Since the holiday of Christmas was the first to fall, I say we continue with our event-destroying plan and check Arbor Day off the list; there are enough trees already. There are too many perfectly good views being ruined by unsightly leafy vegetation. Plus, Arbor Day just tracks dirt around everywhere. After we get rid of some of the excess trees, we’ll use them to have some kind of pagan bonfire just to screw with people’s heads; perhaps we can also use it to burn some of the bodies from the millions of children that we murder each year.

The world will tremble after Arbor Day falls, but in case it’s not enough to finally crush the human spirit I vote that we immediately take advantage of American fears and strike where it hurts the most: the family. Actually, we’ve already destroyed that, so we’ll have to go a step further and tear apart the only thing that remains: being single. We’ll force everyone into a same-sex marriage, and then immediately divorce them, forcing each to pay alimony on their newly-torn union to the cold, faceless, atheist state. (That’s us.) We’ll use the revenue to create a hideous monstrosity of a national science program, with the general intention of creating bizarre animal-human creatures for our own amusement. Perhaps, if funding allows, there’ll be some sort of chimera arena where we can pit our godless animal men against one another, kind of like a cross between Gladiator and The Lion King.

And maybe some snack platters. Those are good.

Oh, it will be a wondrous day when our plan finally comes together! The three percent of Americans that identify themselves as non-religious SHALL RULE!

Sunglasses at Night

Posted in Music! on March 30th, 2006 by The Retropolitan

I wear my sunglasses at night so I can, so I can keep track of the visions in my eyes.

Got a problem with that?

Down the Hall

Posted in Oh The Humanity! on March 29th, 2006 by The Retropolitan

Every evening, after my apartment building’s elevator dings and the door slides to the right, I step onto the green of my hallway’s carpet. Two steps later, I pass a pea-green door marked 3G. There’s nothing inherently special about the door that makes me think about it; it’s no different than 3H or 3F, or any of the other eight or nine doors on the floor, all looking identical. The thing that makes me slow my steps every night is that there are envelopes on the doorstep.

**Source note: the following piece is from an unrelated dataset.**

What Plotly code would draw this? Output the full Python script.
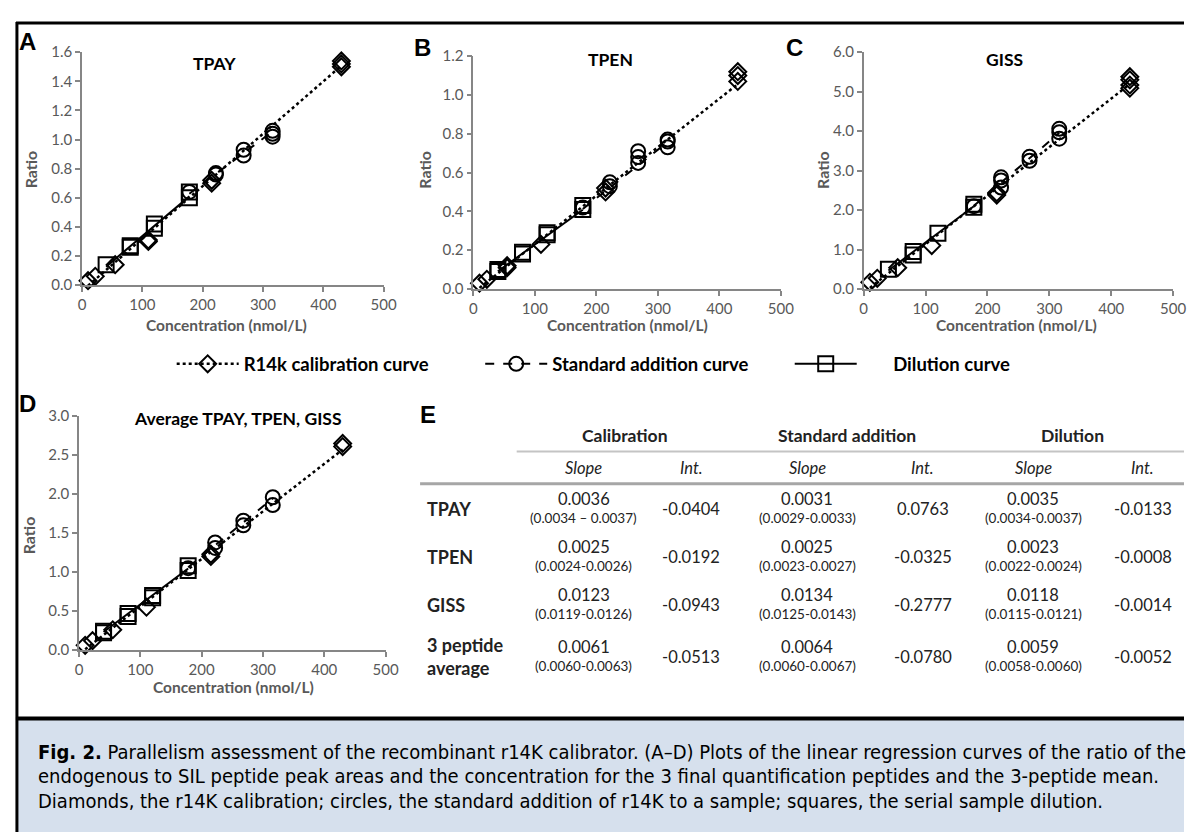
import plotly.graph_objects as go
import numpy as np

# page body has an 8px margin: the figure is sized to fill the rest of the 1197x840 window
OFF = 8
W, H = 1197 - OFF, 840 - OFF
def px(x): return (x - OFF) / W
def py(y): return 1 - (y - OFF) / H

# ---------------- data ----------------
panel_titles = ["TPAY", "TPEN", "GISS", "Average TPAY, TPEN, GISS"]
panel_letters = ["A", "B", "C", "D"]
y_max = [1.6, 1.2, 6.0, 3.0]
y_dtick = [0.2, 0.2, 1.0, 0.5]
x_ticks = [0, 100, 200, 300, 400, 500]

# TPAY
tpay_cal_x = [10, 22, 55, 110, 110, 215, 215, 430, 430, 430]
tpay_cal_y = [0.03, 0.06, 0.14, 0.30, 0.31, 0.70, 0.72, 1.50, 1.52, 1.54]
tpay_sa_x = [178, 222, 222, 268, 268, 316, 316, 316]
tpay_sa_y = [0.64, 0.76, 0.77, 0.89, 0.93, 1.02, 1.04, 1.06]
tpay_dil_x = [40, 80, 80, 120, 120, 178, 178]
tpay_dil_y = [0.14, 0.26, 0.27, 0.39, 0.42, 0.60, 0.64]
# TPEN
tpen_cal_x = [10, 22, 55, 55, 110, 215, 215, 430, 430, 430]
tpen_cal_y = [0.03, 0.05, 0.11, 0.12, 0.23, 0.50, 0.52, 1.07, 1.10, 1.12]
tpen_sa_x = [178, 222, 222, 268, 268, 268, 316, 316, 316]
tpen_sa_y = [0.42, 0.53, 0.55, 0.65, 0.68, 0.71, 0.73, 0.76, 0.77]
tpen_dil_x = [40, 40, 80, 80, 120, 120, 178, 178]
tpen_dil_y = [0.09, 0.10, 0.18, 0.19, 0.28, 0.29, 0.41, 0.43]
# GISS
giss_cal_x = [10, 22, 55, 110, 215, 215, 430, 430, 430, 430]
giss_cal_y = [0.17, 0.27, 0.54, 1.10, 2.38, 2.44, 5.09, 5.17, 5.30, 5.38]
giss_sa_x = [178, 222, 222, 222, 268, 268, 316, 316, 316]
giss_sa_y = [2.10, 2.57, 2.75, 2.83, 3.25, 3.35, 3.81, 3.97, 4.06]
giss_dil_x = [40, 80, 80, 120, 178, 178]
giss_dil_y = [0.50, 0.86, 0.95, 1.41, 2.07, 2.15]
# 3-peptide average
avg_cal_x = [10, 22, 55, 110, 215, 215, 430, 430]
avg_cal_y = [0.06, 0.12, 0.26, 0.55, 1.20, 1.23, 2.61, 2.65]
avg_sa_x = [178, 222, 222, 268, 268, 316, 316]
avg_sa_y = [1.05, 1.31, 1.38, 1.60, 1.66, 1.86, 1.96]
avg_dil_x = [40, 40, 80, 80, 120, 120, 178, 178]
avg_dil_y = [0.22, 0.24, 0.43, 0.47, 0.67, 0.70, 1.02, 1.08]

# table E
row_labels = ["TPAY", "TPEN", "GISS", "3 peptide<br>average"]
method_names = ["Calibration", "Standard addition", "Dilution"]
cal_slope = ["0.0036", "0.0025", "0.0123", "0.0061"]
cal_ci = ["(0.0034 \u2013 0.0037)", "(0.0024-0.0026)", "(0.0119-0.0126)", "(0.0060-0.0063)"]
cal_int = ["-0.0404", "-0.0192", "-0.0943", "-0.0513"]
sa_slope = ["0.0031", "0.0025", "0.0134", "0.0064"]
sa_ci = ["(0.0029-0.0033)", "(0.0023-0.0027)", "(0.0125-0.0143)", "(0.0060-0.0067)"]
sa_int = ["0.0763", "-0.0325", "-0.2777", "-0.0780"]
dil_slope = ["0.0035", "0.0023", "0.0118", "0.0059"]
dil_ci = ["(0.0034-0.0037)", "(0.0022-0.0024)", "(0.0115-0.0121)", "(0.0058-0.0060)"]
dil_int = ["-0.0133", "-0.0008", "-0.0014", "-0.0052"]

series_names = ["R14k calibration curve", "Standard addition curve", "Dilution curve"]
caption_lines = [
    "<b>Fig. 2.</b> Parallelism assessment of the recombinant r14K calibrator. (A\u2013D) Plots of the linear regression curves of the ratio of the",
    "endogenous to SIL peptide peak areas and the concentration for the 3 final quantification peptides and the 3-peptide mean.",
    "Diamonds, the r14K calibration; circles, the standard addition of r14K to a sample; squares, the serial sample dilution.",
]

panel_data = [
    [(tpay_cal_x, tpay_cal_y), (tpay_sa_x, tpay_sa_y), (tpay_dil_x, tpay_dil_y)],
    [(tpen_cal_x, tpen_cal_y), (tpen_sa_x, tpen_sa_y), (tpen_dil_x, tpen_dil_y)],
    [(giss_cal_x, giss_cal_y), (giss_sa_x, giss_sa_y), (giss_dil_x, giss_dil_y)],
    [(avg_cal_x, avg_cal_y), (avg_sa_x, avg_sa_y), (avg_dil_x, avg_dil_y)],
]
slopes = [cal_slope, sa_slope, dil_slope]
intercepts = [cal_int, sa_int, dil_int]

# ---------------- styles ----------------
FONT = "Lato, Open Sans, sans-serif"
AX_COL = "#868686"
LBL_COL = "#595959"
symbols = ["diamond-open", "circle-open", "square-open"]
msizes = [13, 14, 15]
dashes = ["dot", "dash", "solid"]
lwidths = [2.5, 2, 2]

# panel pixel boxes: (x_left, x_right, y_top, y_bottom)
boxes = [(79, 385, 43, 281), (476, 788, 47, 285), (872, 1186, 43, 285), (76, 387, 415, 654)]

fig = go.Figure()

for p in range(4):
    sfx = "" if p == 0 else str(p + 1)
    xa, ya = "x" + sfx, "y" + sfx
    for s in range(3):
        xs, ys = panel_data[p][s]
        m = float(slopes[s][p]); b = float(intercepts[s][p])
        lx = np.array([min(xs), max(xs)], dtype=float)
        fig.add_trace(go.Scatter(x=lx, y=m * lx + b, mode="lines", xaxis=xa, yaxis=ya,
                                 line=dict(color="black", width=lwidths[s], dash=dashes[s]),
                                 showlegend=False, hoverinfo="skip"))
    for s in range(3):
        xs, ys = panel_data[p][s]
        fig.add_trace(go.Scatter(x=xs, y=ys, mode="markers", xaxis=xa, yaxis=ya,
                                 marker=dict(symbol=symbols[s], size=msizes[s], color="black",
                                             line=dict(width=2, color="black")),
                                 cliponaxis=False, showlegend=False))

# legend entries (line + symbol)
legend_ids = ["legend", "legend2", "legend3"]
legend_names = [series_names[0], series_names[1], "\u00a0" * 7 + series_names[2]]
for s in range(3):
    fig.add_trace(go.Scatter(x=[None], y=[None], mode="lines+markers", name=legend_names[s],
                             line=dict(color="black", width=lwidths[s], dash=dashes[s]),
                             marker=dict(symbol=symbols[s], size=msizes[s], color="black",
                                         line=dict(width=2, color="black")),
                             legend=legend_ids[s], showlegend=True))

layout = dict(width=W, height=H, margin=dict(l=0, r=0, t=0, b=0),
              paper_bgcolor="white", plot_bgcolor="rgba(0,0,0,0)",
              font=dict(family=FONT, color="black"))

for p in range(4):
    sfx = "" if p == 0 else str(p + 1)
    xl, xr, yt, yb = boxes[p]
    layout["xaxis" + sfx] = dict(domain=[px(xl), px(xr)], range=[0, 500], tickvals=x_ticks,
                                 showline=True, linecolor=AX_COL, linewidth=1.5,
                                 ticks="outside", ticklen=5, tickcolor=AX_COL, tickwidth=1.5,
                                 showgrid=False, zeroline=False, anchor="y" + sfx,
                                 tickfont=dict(family=FONT, size=15, color=LBL_COL))
    layout["yaxis" + sfx] = dict(domain=[py(yb), py(yt)], range=[0, y_max[p]], dtick=y_dtick[p],
                                 tickformat=".1f", showline=True, linecolor=AX_COL, linewidth=1.5,
                                 ticks="outside", ticklen=5, tickcolor=AX_COL, tickwidth=1.5,
                                 showgrid=False, zeroline=False, anchor="x" + sfx,
                                 tickfont=dict(family=FONT, size=15, color=LBL_COL))

leg_x = [170, 483, 797]
for s in range(3):
    layout[legend_ids[s]] = dict(x=px(leg_x[s]), y=py(362), xanchor="left", yanchor="middle",
                                 orientation="h", itemwidth=62, bgcolor="rgba(0,0,0,0)",
                                 font=dict(family=FONT, size=18.5, color="black", weight="bold"))

ann = []
def add_text(x, y, text, size, color="black", bold=False, italic=False, family=FONT,
             xanchor="center", angle=0, align="center"):
    ann.append(dict(x=px(x), y=py(y), xref="paper", yref="paper", text=text, showarrow=False,
                    xanchor=xanchor, yanchor="middle", textangle=angle, align=align,
                    font=dict(family=family, size=size, color=color,
                              weight="bold" if bold else "normal",
                              style="italic" if italic else "normal")))

# panel letters
letter_pos = [(24, 32), (424, 38), (802, 38), (24, 402)]
for p in range(4):
    add_text(letter_pos[p][0], letter_pos[p][1], panel_letters[p], 24, bold=True,
             family="Liberation Sans, Arial, sans-serif")
add_text(430, 413, "E", 24, bold=True, family="Liberation Sans, Arial, sans-serif")

# panel titles
title_pos = [(213, 55), (615, 50), (1015, 50), (237, 417)]
for p in range(4):
    add_text(title_pos[p][0], title_pos[p][1], panel_titles[p], 17.5, bold=True)

# axis titles
xt_pos = [(226, 322), (632, 322), (1027, 322), (233, 692)]
yt_pos = [(27, 163), (427, 163), (830, 163), (25, 537)]
for p in range(4):
    add_text(xt_pos[p][0], xt_pos[p][1], "Concentration (nmol/L)", 15.5, color=LBL_COL, bold=True)
    add_text(yt_pos[p][0], yt_pos[p][1], "Ratio", 16, color=LBL_COL, bold=True, angle=-90)

# table
TXT = "#222222"
head_x = [630, 855, 1084]
for i in range(3):
    add_text(head_x[i], 435, method_names[i], 17.5, color=TXT, bold=True)
col_x = [588, 697, 815, 932, 1044, 1155]
sub = ["Slope", "Int.", "Slope", "Int.", "Slope", "Int."]
for i in range(6):
    add_text(col_x[i], 468, sub[i], 16.5, color=TXT, italic=True)
row_y = [510, 559, 608, 661]
for r in range(4):
    add_text(427, row_y[r], row_labels[r], 18, color=TXT, bold=True, xanchor="left", align="left")
    for k, (sl, ci, it) in enumerate([(cal_slope, cal_ci, cal_int), (sa_slope, sa_ci, sa_int),
                                      (dil_slope, dil_ci, dil_int)]):
        add_text(col_x[2 * k], row_y[r] - 10, sl[r], 16.5, color=TXT)
        add_text(col_x[2 * k], row_y[r] + 9, ci[r], 13.5, color=TXT)
        add_text(col_x[2 * k + 1], row_y[r], it[r], 16.5, color=TXT)

# caption
cap_y = [758, 783, 808]
for i in range(3):
    add_text(32, cap_y[i], caption_lines[i], 20, color="black", xanchor="left", align="left",
             family="Liberation Sans Narrow, DejaVu Sans Condensed, Arial Narrow, sans-serif")

layout["annotations"] = ann

shapes = [
    dict(type="rect", xref="paper", yref="paper", x0=px(14), x1=1, y0=0, y1=py(725),
         fillcolor="#d6e0ed", line=dict(width=0), layer="below"),
    dict(type="line", xref="paper", yref="paper", x0=px(12), x1=1, y0=py(13), y1=py(13),
         line=dict(color="black", width=3)),
    dict(type="line", xref="paper", yref="paper", x0=px(13), x1=px(13), y0=0, y1=py(12),
         line=dict(color="black", width=3)),
    dict(type="line", xref="paper", yref="paper", x0=px(12), x1=1, y0=py(724), y1=py(724),
         line=dict(color="black", width=4)),
    dict(type="line", xref="paper", yref="paper", x0=px(520), x1=1, y0=py(451), y1=py(451),
         line=dict(color="#c4c4c4", width=2)),
    dict(type="line", xref="paper", yref="paper", x0=px(422), x1=1, y0=py(484), y1=py(484),
         line=dict(color="#a6a6a6", width=3)),
]
layout["shapes"] = shapes

fig.update_layout(**layout)
fig.write_html("out.html")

Sometimes, the building’s superintendent leaves letters from the board in front of everyone’s door, and on occasion some mis-delivered mail will make its way to the proper recipient’s apartment. It’s not uncommon for me to find an envelope or two every month waiting for me on the floor. The thing about the mail for 3G is that there’s a lot of it, and it doesn’t move. Since about two or three months ago, it’s just built up, letters slid halfway underneath the door, piled on top of other letters and other envelopes.

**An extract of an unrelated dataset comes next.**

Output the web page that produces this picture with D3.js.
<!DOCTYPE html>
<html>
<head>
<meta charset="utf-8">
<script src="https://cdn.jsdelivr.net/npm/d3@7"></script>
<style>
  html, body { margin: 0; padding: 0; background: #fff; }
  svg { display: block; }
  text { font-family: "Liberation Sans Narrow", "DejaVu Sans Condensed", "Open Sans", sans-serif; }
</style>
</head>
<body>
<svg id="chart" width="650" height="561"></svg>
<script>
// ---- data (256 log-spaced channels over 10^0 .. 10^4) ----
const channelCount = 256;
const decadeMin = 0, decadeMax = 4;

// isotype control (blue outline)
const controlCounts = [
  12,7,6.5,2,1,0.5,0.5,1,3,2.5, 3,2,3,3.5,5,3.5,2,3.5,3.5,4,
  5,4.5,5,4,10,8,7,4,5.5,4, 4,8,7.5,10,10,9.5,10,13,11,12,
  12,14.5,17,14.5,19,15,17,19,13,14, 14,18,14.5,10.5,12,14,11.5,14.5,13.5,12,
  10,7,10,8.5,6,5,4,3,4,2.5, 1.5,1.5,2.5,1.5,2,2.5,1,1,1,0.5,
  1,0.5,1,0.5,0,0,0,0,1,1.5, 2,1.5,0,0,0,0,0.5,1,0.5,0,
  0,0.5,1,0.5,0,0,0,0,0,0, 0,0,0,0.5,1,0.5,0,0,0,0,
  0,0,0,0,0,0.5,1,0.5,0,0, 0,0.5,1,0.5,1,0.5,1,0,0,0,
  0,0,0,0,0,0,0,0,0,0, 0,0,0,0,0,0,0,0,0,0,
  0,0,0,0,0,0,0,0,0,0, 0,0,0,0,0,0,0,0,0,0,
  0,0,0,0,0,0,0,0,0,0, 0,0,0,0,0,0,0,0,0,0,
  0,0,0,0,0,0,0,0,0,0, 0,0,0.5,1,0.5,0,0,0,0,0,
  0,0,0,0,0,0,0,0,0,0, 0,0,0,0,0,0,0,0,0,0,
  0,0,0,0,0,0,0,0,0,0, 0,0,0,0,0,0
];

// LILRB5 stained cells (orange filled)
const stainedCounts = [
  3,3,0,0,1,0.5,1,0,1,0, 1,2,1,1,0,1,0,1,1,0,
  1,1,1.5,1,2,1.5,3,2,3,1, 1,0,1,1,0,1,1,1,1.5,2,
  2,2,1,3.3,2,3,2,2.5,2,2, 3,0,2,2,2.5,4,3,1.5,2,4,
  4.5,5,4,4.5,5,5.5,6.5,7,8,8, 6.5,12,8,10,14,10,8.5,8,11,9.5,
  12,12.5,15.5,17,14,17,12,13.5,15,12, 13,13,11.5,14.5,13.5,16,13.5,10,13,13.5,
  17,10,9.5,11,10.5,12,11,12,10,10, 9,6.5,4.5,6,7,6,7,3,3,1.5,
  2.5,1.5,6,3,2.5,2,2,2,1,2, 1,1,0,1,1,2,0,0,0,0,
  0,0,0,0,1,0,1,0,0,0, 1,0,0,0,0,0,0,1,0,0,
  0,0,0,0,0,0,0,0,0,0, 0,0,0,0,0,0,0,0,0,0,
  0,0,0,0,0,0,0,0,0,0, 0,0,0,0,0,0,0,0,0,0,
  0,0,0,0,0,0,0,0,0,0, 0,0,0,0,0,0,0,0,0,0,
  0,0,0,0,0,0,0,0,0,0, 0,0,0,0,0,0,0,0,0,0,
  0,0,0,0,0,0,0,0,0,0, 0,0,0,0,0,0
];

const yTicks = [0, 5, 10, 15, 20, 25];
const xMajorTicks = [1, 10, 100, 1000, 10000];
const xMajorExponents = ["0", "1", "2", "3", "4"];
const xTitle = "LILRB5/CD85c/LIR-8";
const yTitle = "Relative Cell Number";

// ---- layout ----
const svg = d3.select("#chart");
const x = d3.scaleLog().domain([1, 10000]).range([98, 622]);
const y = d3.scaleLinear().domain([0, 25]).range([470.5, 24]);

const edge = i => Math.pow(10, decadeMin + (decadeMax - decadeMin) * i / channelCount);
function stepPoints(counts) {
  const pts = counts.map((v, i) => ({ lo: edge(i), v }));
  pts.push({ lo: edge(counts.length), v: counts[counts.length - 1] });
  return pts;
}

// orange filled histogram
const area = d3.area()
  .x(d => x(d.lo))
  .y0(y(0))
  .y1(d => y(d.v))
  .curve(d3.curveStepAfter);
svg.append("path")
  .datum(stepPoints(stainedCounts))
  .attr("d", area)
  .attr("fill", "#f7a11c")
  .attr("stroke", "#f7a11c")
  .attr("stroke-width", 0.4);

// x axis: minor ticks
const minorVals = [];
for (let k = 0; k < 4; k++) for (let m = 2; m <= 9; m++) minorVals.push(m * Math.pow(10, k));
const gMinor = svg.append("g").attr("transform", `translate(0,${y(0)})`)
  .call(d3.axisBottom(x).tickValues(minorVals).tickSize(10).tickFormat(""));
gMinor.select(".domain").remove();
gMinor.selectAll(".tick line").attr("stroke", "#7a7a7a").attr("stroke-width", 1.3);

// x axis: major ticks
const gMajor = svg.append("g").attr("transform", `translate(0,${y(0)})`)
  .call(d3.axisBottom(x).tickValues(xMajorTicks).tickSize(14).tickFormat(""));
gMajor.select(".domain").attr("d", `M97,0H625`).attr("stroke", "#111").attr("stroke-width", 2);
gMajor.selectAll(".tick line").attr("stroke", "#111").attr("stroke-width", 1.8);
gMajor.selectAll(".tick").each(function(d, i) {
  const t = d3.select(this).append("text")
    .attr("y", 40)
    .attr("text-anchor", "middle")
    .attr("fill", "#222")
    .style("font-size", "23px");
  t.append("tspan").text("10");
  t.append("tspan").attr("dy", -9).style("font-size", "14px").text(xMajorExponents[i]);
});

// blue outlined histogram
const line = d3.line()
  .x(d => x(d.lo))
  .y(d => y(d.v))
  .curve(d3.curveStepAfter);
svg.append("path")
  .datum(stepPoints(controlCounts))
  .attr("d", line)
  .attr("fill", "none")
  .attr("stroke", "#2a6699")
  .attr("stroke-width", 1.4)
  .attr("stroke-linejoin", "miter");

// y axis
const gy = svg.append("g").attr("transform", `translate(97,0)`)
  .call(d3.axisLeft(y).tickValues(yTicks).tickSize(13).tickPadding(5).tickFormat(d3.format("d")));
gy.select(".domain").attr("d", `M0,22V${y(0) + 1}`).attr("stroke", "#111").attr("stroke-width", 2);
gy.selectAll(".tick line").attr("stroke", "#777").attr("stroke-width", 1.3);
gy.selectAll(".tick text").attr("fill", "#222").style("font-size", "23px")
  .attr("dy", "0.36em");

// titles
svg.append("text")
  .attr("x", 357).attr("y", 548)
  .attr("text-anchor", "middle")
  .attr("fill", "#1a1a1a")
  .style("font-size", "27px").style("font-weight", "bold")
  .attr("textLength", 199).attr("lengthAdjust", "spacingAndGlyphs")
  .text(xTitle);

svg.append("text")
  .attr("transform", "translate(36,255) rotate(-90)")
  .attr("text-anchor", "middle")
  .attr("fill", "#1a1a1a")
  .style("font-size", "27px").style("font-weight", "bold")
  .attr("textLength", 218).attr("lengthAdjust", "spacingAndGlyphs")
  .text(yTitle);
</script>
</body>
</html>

I live far out in Queens, and my building is more or less chock full of old people. And not just old, but really old. I guess the advances of pushcart technology and heavily-accented profanity have vastly extended the average lifespan of Queens-dwellers, because some of the people I live with can probably remember Dracula’s bar mitzvah. That’s why I worry about the mail in front of 3G — it makes me wonder if there’s a corpse living down the hall. It’s certainly not outside the bounds of possibility.

I’ve never seen anyone enter or leave apartment 3G, or ever heard anything going on inside, but that’s true for all but two or three of the residents in the hall. I’ve also never smelled anything coming from behind that doorway, which, you know, is something I think about on occasion when I shuffle by. I also occasionally think about the perhaps-deceased coming back as the vengeful undead, but I try not to because I’m not fond of explaining to my neighbors why I have to sprint to my door and nail it shut after I come home every night.

It once occurred to me that the resident might be on some kind of extended vacation, or perhaps a hospital stay, or something like that, but wouldn’t they have informed the super in that case, instead of letting bills and notices stack up? I guess the only way I’ll ever really know is to knock, and listen very, very closely. And be prepared to run, should the hungry teeth of the once-living seek my flesh.